Healy, of course, had come to Hollywood with his vaudville act, "Ted Healy and His Stooges," which eventually broke up, Healy going one way as a solo, and Moe Howard, Larry Fine, and Jerry Howard going another as the Three Stooges. Wherever you found him, whether in Dancing Lady, Mad Love, or Hollywood Hotel, the Healy character was an incredibly sour misanthrope who seemed to be in the film simply to provide a diversion from whatever else was going on. Given the stories of his abrasiveness, it was only taken from life. When my son was younger, he got a kick out of watching San Francisco just from the realization that, evidently, Ted Healy thought that he was the star of the show and that everyone was waiting for his act, not Gable or Jeannette MacDonald. There might be some important dialog being exchanged between the ostensible stars, but there would be Healy in the background, doing some bit of business. Any connection between the movie and the arc of his performance was entirely a coincidence.
It is that undisguised self-centeredness--he doesn't even pretend to be concerned about what the others are doing--that is so refreshing.
Masked vigilantes weren't exactly anything new when this came out, since they were common in fiction such as Zorro or Robin Hood. Fictional vigilante heroes like the Green Hornet and The Lone Ranger were also popular in the 1930s.
The vigilante aspect in this one is interesting because it depicts an impotent police force in the wake of a powerful criminal syndicate.

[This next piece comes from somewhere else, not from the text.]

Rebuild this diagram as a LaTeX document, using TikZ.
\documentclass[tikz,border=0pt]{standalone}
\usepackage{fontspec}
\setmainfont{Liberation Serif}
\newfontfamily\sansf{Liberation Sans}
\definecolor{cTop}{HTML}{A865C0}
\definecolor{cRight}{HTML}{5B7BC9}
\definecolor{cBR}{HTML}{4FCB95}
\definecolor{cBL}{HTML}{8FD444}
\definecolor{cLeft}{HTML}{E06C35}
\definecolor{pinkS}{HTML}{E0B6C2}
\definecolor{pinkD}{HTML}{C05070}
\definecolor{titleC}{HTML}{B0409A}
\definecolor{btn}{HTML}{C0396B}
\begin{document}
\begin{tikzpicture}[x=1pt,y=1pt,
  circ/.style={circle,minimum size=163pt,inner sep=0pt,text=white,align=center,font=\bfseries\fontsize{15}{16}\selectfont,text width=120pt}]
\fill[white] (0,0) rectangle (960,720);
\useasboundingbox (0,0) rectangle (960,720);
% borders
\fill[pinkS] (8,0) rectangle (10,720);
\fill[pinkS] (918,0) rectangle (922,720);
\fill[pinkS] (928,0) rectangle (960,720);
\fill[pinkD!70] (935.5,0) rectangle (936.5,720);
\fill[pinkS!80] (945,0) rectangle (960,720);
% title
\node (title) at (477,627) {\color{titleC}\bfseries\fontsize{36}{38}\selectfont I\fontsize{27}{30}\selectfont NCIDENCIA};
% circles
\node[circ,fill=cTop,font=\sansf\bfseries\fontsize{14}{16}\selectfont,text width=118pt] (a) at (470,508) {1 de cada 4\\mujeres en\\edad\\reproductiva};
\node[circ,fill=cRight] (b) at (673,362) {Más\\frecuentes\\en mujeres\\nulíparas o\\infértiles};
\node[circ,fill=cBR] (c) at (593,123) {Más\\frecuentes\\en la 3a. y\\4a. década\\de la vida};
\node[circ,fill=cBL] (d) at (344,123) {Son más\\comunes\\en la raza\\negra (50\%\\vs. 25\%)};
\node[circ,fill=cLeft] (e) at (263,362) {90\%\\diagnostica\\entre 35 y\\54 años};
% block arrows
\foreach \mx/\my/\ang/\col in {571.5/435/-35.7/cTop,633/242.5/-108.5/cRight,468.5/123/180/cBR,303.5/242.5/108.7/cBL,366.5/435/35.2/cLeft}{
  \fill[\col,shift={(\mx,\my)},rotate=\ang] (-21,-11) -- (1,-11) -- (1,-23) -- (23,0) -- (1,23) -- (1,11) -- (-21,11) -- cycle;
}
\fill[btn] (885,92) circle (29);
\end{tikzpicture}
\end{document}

After the production code takes effect, depictions of civilians taking the law into their own hands without the aid of law enforcement was very rare in contemporary settings (though was allowed in Westerns and other historic adaptations like "Barbary Coast").

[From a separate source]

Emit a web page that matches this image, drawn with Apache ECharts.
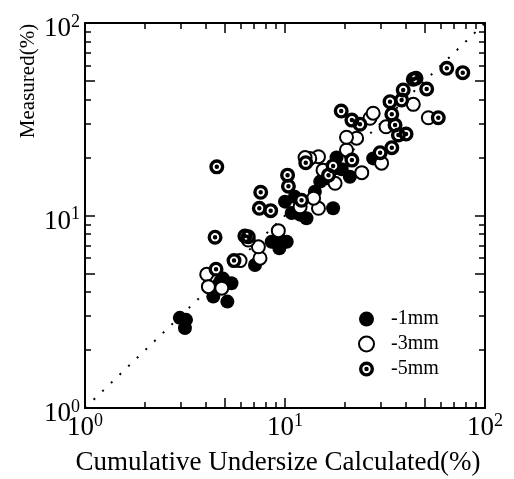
<!DOCTYPE html>
<html><head><meta charset="utf-8">
<script src="https://cdn.jsdelivr.net/npm/echarts@6.0.0/dist/echarts.min.js"></script>
<style>html,body{margin:0;padding:0;background:#fff}#c{width:514px;height:479px}</style>
</head><body><div id="c"></div>
<script>
// ---- data ----
const majorTicks = [1, 5, 10, 50, 100];
const minorTicks = [2, 3, 4, 6, 7, 8, 9, 20, 30, 40, 60, 70, 80, 90];
const tickLabelValues = [1, 10, 100];
const legendNames = ['-1mm', '-3mm', '-5mm'];
const identityLine = [[1, 1], [100, 100]];
const mm1 = [
  [2.98,2.94],[3.2,2.87],[3.16,2.6],[5.15,3.57],[4.38,3.79],[4.9,4.7],[5.4,4.45],[4.73,4.5],[7.08,5.53],
  [8.58,7.3],[9.37,6.75],[10.2,7.3],[9.44,7.46],[10.8,10.3],[12.8,9.67],[11.9,10.1],[17.4,10.9],
  [14.1,13.3],[15.0,15.0],[16.2,15.6],[18.1,20.0],[21.1,15.9],[19.2,17.4],[27.6,19.8],[10.0,11.8],
  [11.2,12.5],[17.8,17.6]
];
const mm3 = [
  [4.06,4.95],[4.14,4.27],[4.83,4.19],[7.5,6.0],[7.36,6.88],[9.26,8.34],[5.96,5.83],[6.55,7.46],
  [11.9,11.1],[14.7,10.9],[13.9,12.3],[17.8,14.7],[15.5,17.2],[24.2,16.7],[14.7,20.2],[13.3,19.8],
  [30.4,18.7],[20.3,21.9],[22.8,25.2],[20.3,25.5],[26.6,32.0],[27.6,34.0],[32.0,28.9],[43.8,37.8],
  [52.1,32.2],[12.6,20.0]
];
const mm5 = [
  [64.4,58.2],[77.4,55.2],[43.8,51.0],[45.2,51.6],[51.1,45.4],[39.0,44.9],[38.3,39.8],[33.5,39.0],
  [19.1,34.9],[21.6,31.3],[23.7,29.8],[34.2,33.6],[35.5,29.5],[36.9,26.2],[40.3,26.5],[58.4,32.2],
  [34.2,22.5],[29.9,21.2],[21.6,19.4],[12.7,18.8],[17.4,18.1],[16.5,16.2],[10.3,16.2],[10.4,14.2],
  [4.56,17.9],[7.56,13.2],[7.44,10.9],[8.48,10.6],[12.1,12.0],[4.47,7.71],[6.55,7.76],[6.3,7.83],
  [5.56,5.83],[4.52,5.26]
];

// ---- chart ----
const serif = 'Liberation Serif';
const bullseye = 'path://M10 0A10 10 0 1 1 10 20A10 10 0 1 1 10 0Z M10 4.5A5.5 5.5 0 1 0 10 15.5A5.5 5.5 0 1 0 10 4.5Z M10 7A3 3 0 1 1 10 13A3 3 0 1 1 10 7Z';
const rich = {
  b: {fontFamily: serif, fontSize: 27, color: '#000', lineHeight: 32},
  s: {fontFamily: serif, fontSize: 18, color: '#000', lineHeight: 18, verticalAlign: 'top'}
};
const fmt = v => '{b|10}{s|' + Math.round(Math.log10(v)) + '}';

function mkAxis(pos, isMain, ticks, len, isX) {
  return {
    type: 'log', logBase: 10, min: 1, max: 100, position: pos,
    axisLine: {show: isMain, onZero: false, lineStyle: {color: '#000', width: 2}},
    axisTick: {show: true, inside: true, length: len, customValues: ticks, lineStyle: {color: '#000', width: 1.5}},
    axisLabel: (isMain && (pos === 'bottom' || pos === 'left')) ? {
      show: true, formatter: fmt, rich: rich, margin: isX ? 4 : 5,
      padding: isX ? [0, 0, 0, 0] : [12, 0, 0, 0], customValues: tickLabelValues
    } : {show: false},
    splitLine: {show: false}, minorTick: {show: false}, minorSplitLine: {show: false}
  };
}

const chart = echarts.init(document.getElementById('c'));
chart.setOption({
  animation: false,
  backgroundColor: '#fff',
  grid: {left: 85, right: 29, top: 23, bottom: 71, containLabel: false},
  xAxis: [
    mkAxis('bottom', true, majorTicks, 10, true),
    mkAxis('bottom', false, minorTicks, 6, true),
    mkAxis('top', true, majorTicks, 10, true),
    mkAxis('top', false, minorTicks, 6, true)
  ],
  yAxis: [
    mkAxis('left', true, majorTicks, 10, false),
    mkAxis('left', false, minorTicks, 6, false),
    mkAxis('right', true, majorTicks, 10, false),
    mkAxis('right', false, minorTicks, 6, false)
  ],
  legend: {
    orient: 'vertical', left: 358, top: 309, padding: 0,
    itemWidth: 15, itemHeight: 15, itemGap: 5,
    textStyle: {fontFamily: serif, fontSize: 20, color: '#000', padding: [0, 0, 0, 12]},
    data: legendNames
  },
  graphic: [
    {type: 'text', x: 28, y: 81, rotation: Math.PI / 2,
     style: {text: 'Measured(%)', fontFamily: serif, fontSize: 21, fill: '#000', align: 'center', verticalAlign: 'middle'}},
    {type: 'text', x: 278, y: 463,
     style: {text: 'Cumulative Undersize Calculated(%)', fontFamily: serif, fontSize: 27, fill: '#000', align: 'center', verticalAlign: 'middle'}}
  ],
  series: [
    {type: 'line', data: identityLine, symbol: 'none', silent: true, z: 1,
     lineStyle: {color: '#000', width: 2, type: [2, 10]}},
    {name: legendNames[0], type: 'scatter', data: mm1, symbol: 'circle', symbolSize: 14, z: 3,
     itemStyle: {color: '#000', opacity: 1}},
    {name: legendNames[1], type: 'scatter', data: mm3, symbol: 'circle', symbolSize: 13, z: 3,
     itemStyle: {color: '#fff', borderColor: '#000', borderWidth: 2, opacity: 1}},
    {name: 'bg5', type: 'scatter', data: mm5, symbol: 'circle', symbolSize: 12, z: 3, silent: true,
     itemStyle: {color: '#fff', opacity: 1}},
    {name: legendNames[2], type: 'scatter', data: mm5, symbol: bullseye, symbolSize: 15, z: 3,
     itemStyle: {color: '#000', opacity: 1}}
  ]
});
</script></body></html>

The Secret Six is also interesting in that the Wallace Beery character is not someone of a criminal background, but rather a product of the Depression that gets swept up in the power and easy money that organized crime provided in contrast to his blue-collar job. He's also rather sympathetic in this role as well for a while.
I've often wondered if THE PUBLIC DEFENDER (1931) didn't have an influence on Batman's creation. In that movie Richard Dix plays a millionaire who poses as "The Reckoner" to bring bad guys to justice. The one time I saw it (on TCM) it instantly brought to mind the Caped Crusader.
By the way, one of Dix's helpers is played by Boris Karloff.
6 Comments:
The model for Bob Kane's "THE BATMAN" was Douglas Fairbanks's film, THE MARK OF ZORRO.
Bruce Wayne's parents were murdered after having taken their son to see it.
They dumped this origin for the current BATMAN films which is a shame as it was brilliantly thought out. What they replaced it with is muddled thinking all too typical of film making.
But Kane still might have been influenced by "The Secret Six," as he would have been very young, five or so, when "The Mark Of Zorro" came out (although the Waynes taking Bruce to see "Zorro" does time out well for the year an adult Bruce would have first donned the mask).
I'm just speculating as to possibility of Kane at age fifteen or so seeing "The Secret Six" with its disguised crime-fighters and maybe getting the germ of an idea, or at least images he'd remember, when time came to create Batman.
Just a few years before this movie was made the Ku Klux Klan was a formidable national entity. It peddled itself as a force for patriotic law and order -- likewise with masks, and with alarming political pull until exposure of horrific crimes and corruption triggered a gradual decline in the mid-20's.
With the crimes of the Klan still recent headlines, you'd think moviegoers - and the studios -- would be a little leery of secret vigilante societies as heroes instead of good old G-men and brave citizens.
Dan Mercer notes the "Operator 13" banner and comments on Ted Healy:
I found that still you published over the legend, "Monkeyshines on the Set of Operator 13," very amusing. In it, Marian Davies, Gary Cooper, and the others are all looking at microphones with expressions of concern, while one person, a certain Ted Healy, is glaring at the camera.
Healy, of course, had come to Hollywood with his vaudville act, "Ted Healy and His Stooges," which eventually broke up, Healy going one way as a solo, and Moe Howard, Larry Fine, and Jerry Howard going another as the Three Stooges. Wherever you found him, whether in Dancing Lady, Mad Love, or Hollywood Hotel, the Healy character was an incredibly sour misanthrope who seemed to be in the film simply to provide a diversion from whatever else was going on. Given the stories of his abrasiveness, it was only taken from life. When my son was younger, he got a kick out of watching San Francisco just from the realization that, evidently, Ted Healy thought that he was the star of the show and that everyone was waiting for his act, not Gable or Jeannette MacDonald. There might be some important dialog being exchanged between the ostensible stars, but there would be Healy in the background, doing some bit of business. Any connection between the movie and the arc of his performance was entirely a coincidence.
It is that undisguised self-centeredness--he doesn't even pretend to be concerned about what the others are doing--that is so refreshing.
Daniel
Masked vigilantes weren't exactly anything new when this came out, since they were common in fiction such as Zorro or Robin Hood. Fictional vigilante heroes like the Green Hornet and The Lone Ranger were also popular in the 1930s.
The vigilante aspect in this one is interesting because it depicts an impotent police force in the wake of a powerful criminal syndicate. After the production code takes effect, depictions of civilians taking the law into their own hands without the aid of law enforcement was very rare in contemporary settings (though was allowed in Westerns and other historic adaptations like "Barbary Coast").
The Secret Six is also interesting in that the Wallace Beery character is not someone of a criminal background, but rather a product of the Depression that gets swept up in the power and easy money that organized crime provided in contrast to his blue-collar job. He's also rather sympathetic in this role as well for a while.
I've often wondered if THE PUBLIC DEFENDER (1931) didn't have an influence on Batman's creation. In that movie Richard Dix plays a millionaire who poses as "The Reckoner" to bring bad guys to justice. The one time I saw it (on TCM) it instantly brought to mind the Caped Crusader.
By the way, one of Dix's helpers is played by Boris Karloff.